Publicamos abaixo a carta dirigida pelo sacerdote Ernesto Cardenal, poeta e ex-ministro da Cultura da Nicarágua (1979-1987), ao ex-presidente do Uruguai, José Pepe Mujica, na qual faz um alerta que Daniel Ortega e Rosário Murilo “não podem seguir encontrando legitimidade nos movimentos de esquerda aos quais, com seus atos sem escrúpulos, traíram”.
O mundo deve saber e se pronunciar a respeito do que está ocorrendo na Nicarágua: uma verdadeira crise de direitos humanos e terrorismo de Estado.
Reconhecendo que és um defensor dos direitos humanos, da luta pela dignidade e fonte de inspiração para toda a América Latina, a juventude e o povo que luta nas ruas da Nicarágua, necessitamos que somes a tua voz à nossa causa, que é digna e justa.
Desde abril de 2018, os jovens nicaraguenses voltaram às ruas para exigir democracia e liberdade. Cumpriram a profecia de um dos principais artífices da cruzada nacional de alfabetização na Nicarágua, o padre Fernando Cardenal, que nunca se cansou de assegurar que assim ocorreria. Lamentavelmente, o ímpeto e determinação da juventude foram respondidos com a mais violenta repressão governamental que este país jamais viu em sua história.
Em 19 de abril, há dois meses, o governo de Daniel Ortega e Rosario Murillo tirou a vida do primeiro de mais de 180 nicaraguenses, na sua maioria jovens e inclusive crianças. Há mais de 1.500 feridos, muitos desaparecidos e presos políticos. Estes números aumentam a cada dia que Ortega continua no poder.
No sábado, 16 de junho, uma família completa foi calcinada em um incêndio provocado pelos esquadrões da morte do regime em represália por não permitir que franco-atiradores entrassem em sua casa para, desde aí, matar a quem protestava nas ruas.
Apesar da repressão, a mobilização cidadã tem se mantido firme, obrigando Daniel Ortega e Rosario Murillo a sentarem-se em um diálogo nacional com interlocutores para além do grande capital.
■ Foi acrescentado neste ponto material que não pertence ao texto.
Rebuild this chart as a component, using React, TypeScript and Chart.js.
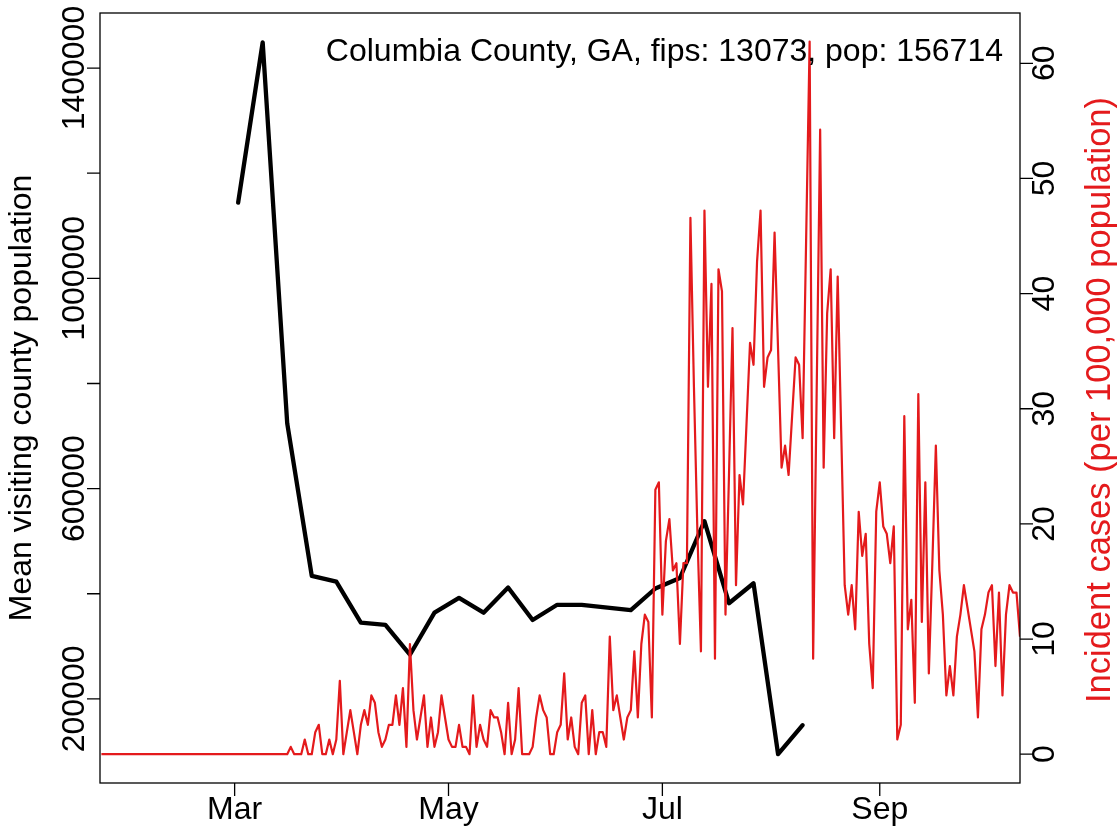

Pela primeira vez, em onze anos, tiveram que se sentar com estudantes universitários, com o movimento camponês e a sociedade civil.
A estratégia do regime orteguista tem sido a de estancar o diálogo para desatar sua estratégia de terror nas ruas. Ainda é incerto se o diálogo nacional poderá dar resposta ao clamor popular que demanda que saiam imediatamente do poder e que haja justiça.
A pressão popular também permitiu que se materializasse uma visita de trabalho da Comissão Interamericana de Direitos Humanos (CIDH), cujo informe preliminar coincide com o informe da Anistia Internacional a respeito das graves violações aos direitos humanos ocorridas na Nicarágua nas mãos do regime orteguista. Ambos os organismos conseguiram documentar o uso excessivo da força e a violência por parte dos corpos de segurança do Estado e das forças de choque para-policiais armadas, incluindo franco-atiradores que têm lançado disparos mortais a muitíssimas vítimas, incluindo o jornalista Ángel Gahona e várias crianças.
Ortega e Murillo não podem seguir encontrando legitimidade nos movimentos de esquerda aos quais, com seus atos sem escrúpulos, traíram. Os heróis e mártires da revolução sandinista não merecem que sua memória seja manchada pelos atos genocidas de um ditador que os traiu. As vítimas de Ortega e Murillo merecem justiça.